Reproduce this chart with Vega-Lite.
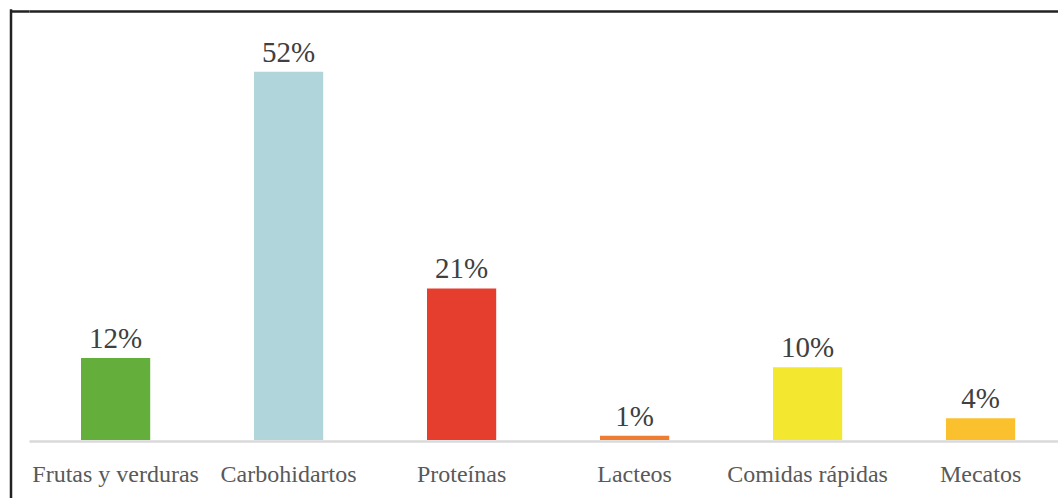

★ ★ ★ ★ ★

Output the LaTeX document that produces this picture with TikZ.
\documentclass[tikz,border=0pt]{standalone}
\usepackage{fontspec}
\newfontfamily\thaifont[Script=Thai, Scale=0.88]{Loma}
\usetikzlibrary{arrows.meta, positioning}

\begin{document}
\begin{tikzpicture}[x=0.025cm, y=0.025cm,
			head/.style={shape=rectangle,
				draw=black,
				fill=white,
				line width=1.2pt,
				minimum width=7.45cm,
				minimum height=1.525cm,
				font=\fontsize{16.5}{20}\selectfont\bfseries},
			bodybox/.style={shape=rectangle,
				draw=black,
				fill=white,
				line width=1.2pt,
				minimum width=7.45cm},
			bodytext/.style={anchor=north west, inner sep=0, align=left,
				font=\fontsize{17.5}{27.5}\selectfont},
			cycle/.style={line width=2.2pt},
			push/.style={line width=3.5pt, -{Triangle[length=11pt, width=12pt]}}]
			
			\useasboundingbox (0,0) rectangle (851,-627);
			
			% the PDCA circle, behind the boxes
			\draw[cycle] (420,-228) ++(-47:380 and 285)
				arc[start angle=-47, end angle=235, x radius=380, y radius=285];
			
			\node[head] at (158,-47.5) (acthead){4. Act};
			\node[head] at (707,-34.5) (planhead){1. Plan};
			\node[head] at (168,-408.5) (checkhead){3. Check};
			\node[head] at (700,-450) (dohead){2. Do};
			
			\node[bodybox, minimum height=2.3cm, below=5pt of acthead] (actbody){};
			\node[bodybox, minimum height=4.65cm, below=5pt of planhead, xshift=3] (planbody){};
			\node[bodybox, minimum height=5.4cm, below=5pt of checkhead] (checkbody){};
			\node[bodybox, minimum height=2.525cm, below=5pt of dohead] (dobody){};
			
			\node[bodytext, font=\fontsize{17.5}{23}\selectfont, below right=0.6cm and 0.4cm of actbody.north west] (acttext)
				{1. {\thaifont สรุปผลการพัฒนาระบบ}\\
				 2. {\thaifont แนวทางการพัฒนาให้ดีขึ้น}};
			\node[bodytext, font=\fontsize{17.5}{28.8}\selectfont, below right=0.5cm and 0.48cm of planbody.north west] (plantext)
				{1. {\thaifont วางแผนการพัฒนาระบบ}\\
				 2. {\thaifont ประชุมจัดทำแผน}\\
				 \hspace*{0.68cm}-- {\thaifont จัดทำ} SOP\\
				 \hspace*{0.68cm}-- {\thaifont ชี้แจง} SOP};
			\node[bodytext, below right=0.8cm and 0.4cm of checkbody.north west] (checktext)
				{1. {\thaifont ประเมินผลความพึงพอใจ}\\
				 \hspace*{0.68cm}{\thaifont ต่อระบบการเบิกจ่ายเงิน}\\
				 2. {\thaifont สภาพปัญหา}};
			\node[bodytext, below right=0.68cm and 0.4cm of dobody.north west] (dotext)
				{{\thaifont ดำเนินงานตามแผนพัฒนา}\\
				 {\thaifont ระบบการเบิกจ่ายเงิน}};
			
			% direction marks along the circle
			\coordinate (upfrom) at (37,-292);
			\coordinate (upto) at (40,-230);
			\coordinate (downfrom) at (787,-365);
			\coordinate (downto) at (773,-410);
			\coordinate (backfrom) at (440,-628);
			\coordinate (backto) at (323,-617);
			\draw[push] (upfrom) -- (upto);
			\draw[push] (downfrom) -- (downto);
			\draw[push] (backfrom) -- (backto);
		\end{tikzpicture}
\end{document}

★ ★ ★ ★ ★

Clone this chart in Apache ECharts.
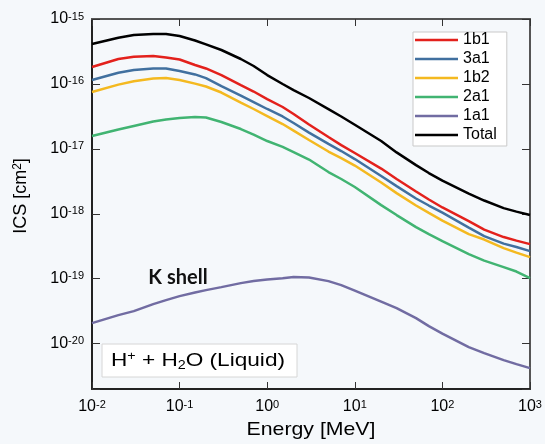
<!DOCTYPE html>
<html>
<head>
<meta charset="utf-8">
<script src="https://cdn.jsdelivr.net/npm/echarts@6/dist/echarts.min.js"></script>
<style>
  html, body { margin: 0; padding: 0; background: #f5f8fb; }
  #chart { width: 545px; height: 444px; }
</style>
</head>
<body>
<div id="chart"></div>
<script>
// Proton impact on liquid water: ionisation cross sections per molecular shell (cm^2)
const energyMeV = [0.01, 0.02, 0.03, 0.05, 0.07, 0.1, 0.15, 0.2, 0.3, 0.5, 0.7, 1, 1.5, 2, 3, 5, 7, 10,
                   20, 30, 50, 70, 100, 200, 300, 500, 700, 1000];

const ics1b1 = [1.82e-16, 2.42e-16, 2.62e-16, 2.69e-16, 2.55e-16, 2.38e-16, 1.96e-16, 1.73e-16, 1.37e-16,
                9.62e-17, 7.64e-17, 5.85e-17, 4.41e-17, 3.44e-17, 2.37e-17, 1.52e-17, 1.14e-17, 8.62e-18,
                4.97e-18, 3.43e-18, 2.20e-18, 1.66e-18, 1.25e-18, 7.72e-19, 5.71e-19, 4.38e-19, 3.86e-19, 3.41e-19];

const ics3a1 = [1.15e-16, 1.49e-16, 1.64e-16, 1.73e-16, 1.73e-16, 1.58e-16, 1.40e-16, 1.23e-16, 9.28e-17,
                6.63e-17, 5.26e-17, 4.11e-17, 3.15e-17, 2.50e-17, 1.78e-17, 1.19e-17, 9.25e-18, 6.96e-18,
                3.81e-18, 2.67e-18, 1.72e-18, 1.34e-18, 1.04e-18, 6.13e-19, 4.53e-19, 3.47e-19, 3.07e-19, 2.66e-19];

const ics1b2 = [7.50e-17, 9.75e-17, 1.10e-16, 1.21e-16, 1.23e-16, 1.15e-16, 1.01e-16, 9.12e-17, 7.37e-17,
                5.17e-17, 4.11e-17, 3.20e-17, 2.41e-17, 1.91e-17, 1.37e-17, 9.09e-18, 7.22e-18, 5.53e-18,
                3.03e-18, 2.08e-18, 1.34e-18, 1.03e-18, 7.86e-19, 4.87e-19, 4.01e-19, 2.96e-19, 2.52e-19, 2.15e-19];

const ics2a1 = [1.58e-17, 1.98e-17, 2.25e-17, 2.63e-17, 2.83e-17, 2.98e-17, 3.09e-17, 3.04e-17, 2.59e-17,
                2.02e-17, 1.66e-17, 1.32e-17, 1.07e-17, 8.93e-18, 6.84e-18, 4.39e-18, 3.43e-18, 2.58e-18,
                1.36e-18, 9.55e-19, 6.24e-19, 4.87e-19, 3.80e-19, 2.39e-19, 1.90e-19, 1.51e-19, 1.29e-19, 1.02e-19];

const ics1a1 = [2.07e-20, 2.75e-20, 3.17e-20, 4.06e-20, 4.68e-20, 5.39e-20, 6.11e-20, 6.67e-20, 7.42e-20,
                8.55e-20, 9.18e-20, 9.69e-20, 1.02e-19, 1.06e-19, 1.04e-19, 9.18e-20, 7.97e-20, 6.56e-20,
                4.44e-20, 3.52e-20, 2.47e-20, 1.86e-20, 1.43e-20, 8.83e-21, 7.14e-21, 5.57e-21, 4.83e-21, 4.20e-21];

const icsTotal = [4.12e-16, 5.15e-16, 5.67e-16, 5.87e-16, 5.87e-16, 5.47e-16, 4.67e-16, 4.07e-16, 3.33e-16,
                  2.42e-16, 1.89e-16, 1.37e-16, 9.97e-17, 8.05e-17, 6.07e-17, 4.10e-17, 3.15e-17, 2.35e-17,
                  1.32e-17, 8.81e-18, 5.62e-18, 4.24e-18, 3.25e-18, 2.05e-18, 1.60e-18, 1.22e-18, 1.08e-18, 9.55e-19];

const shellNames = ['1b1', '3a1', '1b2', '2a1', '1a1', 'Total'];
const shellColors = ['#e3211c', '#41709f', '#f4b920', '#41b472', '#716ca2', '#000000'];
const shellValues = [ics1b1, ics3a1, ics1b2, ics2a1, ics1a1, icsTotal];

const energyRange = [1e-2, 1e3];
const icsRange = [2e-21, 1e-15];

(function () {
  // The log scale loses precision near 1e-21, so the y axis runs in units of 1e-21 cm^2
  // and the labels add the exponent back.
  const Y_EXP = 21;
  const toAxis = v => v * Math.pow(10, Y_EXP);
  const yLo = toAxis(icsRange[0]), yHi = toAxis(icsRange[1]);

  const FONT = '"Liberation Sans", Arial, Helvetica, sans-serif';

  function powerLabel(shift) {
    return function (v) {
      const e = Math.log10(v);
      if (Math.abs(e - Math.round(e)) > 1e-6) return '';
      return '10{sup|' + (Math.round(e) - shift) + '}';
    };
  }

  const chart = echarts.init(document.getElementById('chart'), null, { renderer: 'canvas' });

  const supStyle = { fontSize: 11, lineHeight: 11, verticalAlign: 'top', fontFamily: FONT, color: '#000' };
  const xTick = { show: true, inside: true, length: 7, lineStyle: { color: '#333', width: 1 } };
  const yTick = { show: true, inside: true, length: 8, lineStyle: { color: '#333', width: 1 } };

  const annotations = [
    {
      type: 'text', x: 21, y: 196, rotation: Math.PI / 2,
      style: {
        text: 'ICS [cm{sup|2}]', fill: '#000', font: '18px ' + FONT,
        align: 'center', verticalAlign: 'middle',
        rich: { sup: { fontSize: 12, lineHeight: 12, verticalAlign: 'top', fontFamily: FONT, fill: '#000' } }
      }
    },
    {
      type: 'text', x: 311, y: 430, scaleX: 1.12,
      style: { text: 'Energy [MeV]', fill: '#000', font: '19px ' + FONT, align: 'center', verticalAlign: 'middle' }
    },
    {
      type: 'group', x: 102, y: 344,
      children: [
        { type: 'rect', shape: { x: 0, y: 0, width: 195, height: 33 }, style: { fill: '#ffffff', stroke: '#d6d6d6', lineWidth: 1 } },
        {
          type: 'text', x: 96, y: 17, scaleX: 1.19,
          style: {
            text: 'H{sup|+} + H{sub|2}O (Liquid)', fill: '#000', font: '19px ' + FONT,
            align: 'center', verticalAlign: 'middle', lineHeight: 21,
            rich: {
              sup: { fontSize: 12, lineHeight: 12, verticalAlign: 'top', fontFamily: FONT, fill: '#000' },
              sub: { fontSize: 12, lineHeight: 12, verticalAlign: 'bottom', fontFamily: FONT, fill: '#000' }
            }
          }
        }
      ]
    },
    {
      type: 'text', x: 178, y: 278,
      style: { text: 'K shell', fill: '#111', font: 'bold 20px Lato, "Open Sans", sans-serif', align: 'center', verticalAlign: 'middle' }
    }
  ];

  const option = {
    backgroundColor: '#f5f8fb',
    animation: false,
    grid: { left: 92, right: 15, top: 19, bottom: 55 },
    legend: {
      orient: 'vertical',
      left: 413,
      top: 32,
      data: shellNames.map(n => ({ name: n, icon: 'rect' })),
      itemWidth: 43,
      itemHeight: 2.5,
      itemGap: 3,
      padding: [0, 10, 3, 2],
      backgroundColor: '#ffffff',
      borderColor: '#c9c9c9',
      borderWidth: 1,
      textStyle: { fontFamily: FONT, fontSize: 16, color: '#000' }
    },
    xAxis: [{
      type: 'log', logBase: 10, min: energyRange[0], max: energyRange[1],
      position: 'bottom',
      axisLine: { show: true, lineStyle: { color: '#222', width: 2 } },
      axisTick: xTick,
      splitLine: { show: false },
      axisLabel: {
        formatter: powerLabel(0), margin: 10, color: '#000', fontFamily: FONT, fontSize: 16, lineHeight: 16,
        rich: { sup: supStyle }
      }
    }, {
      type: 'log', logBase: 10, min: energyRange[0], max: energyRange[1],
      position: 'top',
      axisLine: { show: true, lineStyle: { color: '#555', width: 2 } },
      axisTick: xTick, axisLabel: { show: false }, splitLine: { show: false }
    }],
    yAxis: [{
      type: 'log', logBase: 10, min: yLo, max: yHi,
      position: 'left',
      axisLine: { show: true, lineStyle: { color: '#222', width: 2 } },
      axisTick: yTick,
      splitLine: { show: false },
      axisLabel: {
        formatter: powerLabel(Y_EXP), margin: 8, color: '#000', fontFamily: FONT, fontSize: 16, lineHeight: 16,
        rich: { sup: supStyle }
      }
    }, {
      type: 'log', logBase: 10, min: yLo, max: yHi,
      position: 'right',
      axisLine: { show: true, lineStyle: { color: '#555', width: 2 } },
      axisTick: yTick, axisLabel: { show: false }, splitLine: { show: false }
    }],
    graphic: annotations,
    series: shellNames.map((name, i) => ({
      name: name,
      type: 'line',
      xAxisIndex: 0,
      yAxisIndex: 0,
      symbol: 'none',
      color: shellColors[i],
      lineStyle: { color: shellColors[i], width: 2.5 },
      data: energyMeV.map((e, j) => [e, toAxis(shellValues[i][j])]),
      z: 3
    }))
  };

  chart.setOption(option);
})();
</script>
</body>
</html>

★ ★ ★ ★ ★

__Task to complete__: Give again, word for word, the lines starting at the line that has "Output the LaTeX" and ending at the line that has "minimum height=2.525cm, below=5pt", with both of those lines included and nothing else.

__Solution to this problem__:
Output the LaTeX document that produces this picture with TikZ.
\documentclass[tikz,border=0pt]{standalone}
\usepackage{fontspec}
\newfontfamily\thaifont[Script=Thai, Scale=0.88]{Loma}
\usetikzlibrary{arrows.meta, positioning}

\begin{document}
\begin{tikzpicture}[x=0.025cm, y=0.025cm,
			head/.style={shape=rectangle,
				draw=black,
				fill=white,
				line width=1.2pt,
				minimum width=7.45cm,
				minimum height=1.525cm,
				font=\fontsize{16.5}{20}\selectfont\bfseries},
			bodybox/.style={shape=rectangle,
				draw=black,
				fill=white,
				line width=1.2pt,
				minimum width=7.45cm},
			bodytext/.style={anchor=north west, inner sep=0, align=left,
				font=\fontsize{17.5}{27.5}\selectfont},
			cycle/.style={line width=2.2pt},
			push/.style={line width=3.5pt, -{Triangle[length=11pt, width=12pt]}}]
			
			\useasboundingbox (0,0) rectangle (851,-627);
			
			% the PDCA circle, behind the boxes
			\draw[cycle] (420,-228) ++(-47:380 and 285)
				arc[start angle=-47, end angle=235, x radius=380, y radius=285];
			
			\node[head] at (158,-47.5) (acthead){4. Act};
			\node[head] at (707,-34.5) (planhead){1. Plan};
			\node[head] at (168,-408.5) (checkhead){3. Check};
			\node[head] at (700,-450) (dohead){2. Do};
			
			\node[bodybox, minimum height=2.3cm, below=5pt of acthead] (actbody){};
			\node[bodybox, minimum height=4.65cm, below=5pt of planhead, xshift=3] (planbody){};
			\node[bodybox, minimum height=5.4cm, below=5pt of checkhead] (checkbody){};
			\node[bodybox, minimum height=2.525cm, below=5pt of dohead] (dobody){};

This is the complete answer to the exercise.